En relación con las 2 primeras disposiciones del artículo 19 de la Constitución, que son el derecho a la vida y la protección de la vida del que está por nacer, Ortúzar deja la siguiente constancia, reveladora de espíritu del constituyente:
“(…) se ha querido hacer una diferencia entre el precepto que consagra el derecho a la vida y la disposición que entrega al legislador el deber de proteger la vida del que está por nacer. (…) en el primer caso, se trata de consagrar en forma absoluta el derecho a la vida, y en el segundo, se desea dejar una cierta elasticidad para que el legislador, en determinados casos, como, por ejemplo, el aborto terapéutico, no considere constitutivo de delito el hecho del aborto. (…) la única solución lógica sería esta, pues no significa imponer las convicciones morales y religiosas de los miembros de la Comisión a la comunidad entera, a la cual va a regir la Constitución Política.”

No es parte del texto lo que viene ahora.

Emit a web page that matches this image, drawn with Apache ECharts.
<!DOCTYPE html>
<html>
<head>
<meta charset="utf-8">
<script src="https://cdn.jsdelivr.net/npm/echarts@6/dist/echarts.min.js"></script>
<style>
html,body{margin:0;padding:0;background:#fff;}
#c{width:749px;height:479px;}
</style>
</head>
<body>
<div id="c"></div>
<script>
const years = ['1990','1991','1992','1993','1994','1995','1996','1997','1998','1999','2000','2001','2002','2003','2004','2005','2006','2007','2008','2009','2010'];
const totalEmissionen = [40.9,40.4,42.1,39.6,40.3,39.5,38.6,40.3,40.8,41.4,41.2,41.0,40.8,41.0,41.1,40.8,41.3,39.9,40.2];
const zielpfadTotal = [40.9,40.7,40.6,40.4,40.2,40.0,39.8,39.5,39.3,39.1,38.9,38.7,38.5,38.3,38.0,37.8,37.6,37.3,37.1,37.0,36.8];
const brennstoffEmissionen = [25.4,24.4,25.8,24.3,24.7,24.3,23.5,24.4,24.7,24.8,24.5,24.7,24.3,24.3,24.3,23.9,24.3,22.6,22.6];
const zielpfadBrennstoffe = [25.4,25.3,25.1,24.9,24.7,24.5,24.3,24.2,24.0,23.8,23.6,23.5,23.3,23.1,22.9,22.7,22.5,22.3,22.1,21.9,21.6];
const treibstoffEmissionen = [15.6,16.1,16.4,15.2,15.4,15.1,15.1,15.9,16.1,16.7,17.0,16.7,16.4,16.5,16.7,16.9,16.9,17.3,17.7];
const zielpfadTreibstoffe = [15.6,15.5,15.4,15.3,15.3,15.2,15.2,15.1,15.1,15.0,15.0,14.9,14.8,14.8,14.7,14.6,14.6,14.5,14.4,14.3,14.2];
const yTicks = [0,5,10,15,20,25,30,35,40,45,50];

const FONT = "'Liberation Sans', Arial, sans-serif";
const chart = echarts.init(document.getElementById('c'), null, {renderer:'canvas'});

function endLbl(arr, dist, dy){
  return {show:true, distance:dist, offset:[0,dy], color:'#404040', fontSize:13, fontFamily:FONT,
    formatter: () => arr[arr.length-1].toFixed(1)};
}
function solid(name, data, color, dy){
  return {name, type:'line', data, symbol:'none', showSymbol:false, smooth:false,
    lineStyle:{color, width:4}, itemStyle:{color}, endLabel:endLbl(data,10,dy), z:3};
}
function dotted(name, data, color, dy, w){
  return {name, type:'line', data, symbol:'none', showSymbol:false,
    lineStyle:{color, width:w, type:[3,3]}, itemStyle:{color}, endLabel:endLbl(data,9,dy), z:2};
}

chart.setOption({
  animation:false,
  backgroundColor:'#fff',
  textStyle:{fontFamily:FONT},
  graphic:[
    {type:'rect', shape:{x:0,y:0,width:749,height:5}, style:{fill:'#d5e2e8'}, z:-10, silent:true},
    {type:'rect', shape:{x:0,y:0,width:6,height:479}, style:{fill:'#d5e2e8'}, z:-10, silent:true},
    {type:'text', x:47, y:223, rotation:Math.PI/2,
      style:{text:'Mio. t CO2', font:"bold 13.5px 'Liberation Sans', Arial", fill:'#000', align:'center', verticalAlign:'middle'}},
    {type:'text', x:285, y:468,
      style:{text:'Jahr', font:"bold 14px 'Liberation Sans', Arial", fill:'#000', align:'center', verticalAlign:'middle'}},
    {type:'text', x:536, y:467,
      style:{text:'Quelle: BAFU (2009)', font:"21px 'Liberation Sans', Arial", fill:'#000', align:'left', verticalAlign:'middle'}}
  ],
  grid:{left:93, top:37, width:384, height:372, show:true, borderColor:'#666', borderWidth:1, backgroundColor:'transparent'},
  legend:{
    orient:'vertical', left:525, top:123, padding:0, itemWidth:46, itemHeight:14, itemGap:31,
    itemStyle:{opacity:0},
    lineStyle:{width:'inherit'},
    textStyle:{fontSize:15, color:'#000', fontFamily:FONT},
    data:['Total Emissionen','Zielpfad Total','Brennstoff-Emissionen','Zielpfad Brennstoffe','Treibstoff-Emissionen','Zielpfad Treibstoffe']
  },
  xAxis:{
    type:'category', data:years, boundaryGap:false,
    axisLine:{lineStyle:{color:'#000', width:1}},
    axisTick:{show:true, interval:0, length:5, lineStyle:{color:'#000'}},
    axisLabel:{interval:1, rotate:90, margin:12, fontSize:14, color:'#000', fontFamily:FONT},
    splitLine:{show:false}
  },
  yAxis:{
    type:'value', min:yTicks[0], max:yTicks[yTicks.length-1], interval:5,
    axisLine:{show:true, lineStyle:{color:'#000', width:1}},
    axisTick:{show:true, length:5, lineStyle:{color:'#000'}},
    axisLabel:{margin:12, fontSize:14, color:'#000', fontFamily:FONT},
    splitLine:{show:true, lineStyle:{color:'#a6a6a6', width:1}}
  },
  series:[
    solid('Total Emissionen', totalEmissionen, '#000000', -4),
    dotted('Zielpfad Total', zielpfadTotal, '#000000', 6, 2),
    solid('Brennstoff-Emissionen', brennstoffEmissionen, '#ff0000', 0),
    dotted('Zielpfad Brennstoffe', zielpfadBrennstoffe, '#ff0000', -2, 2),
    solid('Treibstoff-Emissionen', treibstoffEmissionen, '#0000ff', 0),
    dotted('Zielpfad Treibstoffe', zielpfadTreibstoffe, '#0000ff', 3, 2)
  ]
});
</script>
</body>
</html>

En estas conclusiones quedan claramente señaladas dos consideraciones que deberían inhibir una declaración de inconstitucionalidad: la primera es que, cuando se refiere al derecho a la vida, el constituyente entendía por tal a la persona que ya ha nacido, y la segunda es que el constituyente dejó expresamente abierta la posibilidad de despenalizar el aborto terapéutico y, de ningún modo, entendió que la protección legal de la vida del que está por nacer significa la sacralidad inviolable del embrión o del feto, como desea interpretar la jerarquía de la Iglesia conforme a su creencia.
Esperamos que, a pesar de la impenitente ofensiva conservadora, el proceso de despenalización del aborto concluya en un avance efectivo en la liberación de amarras de la ley chilena con respecto a la tutela histórica del poder clerical sobre la moralidad ciudadana, manifestado en este caso por la perpetuación de una concepción patriarcal del rol de la mujer en nuestra institucionalidad.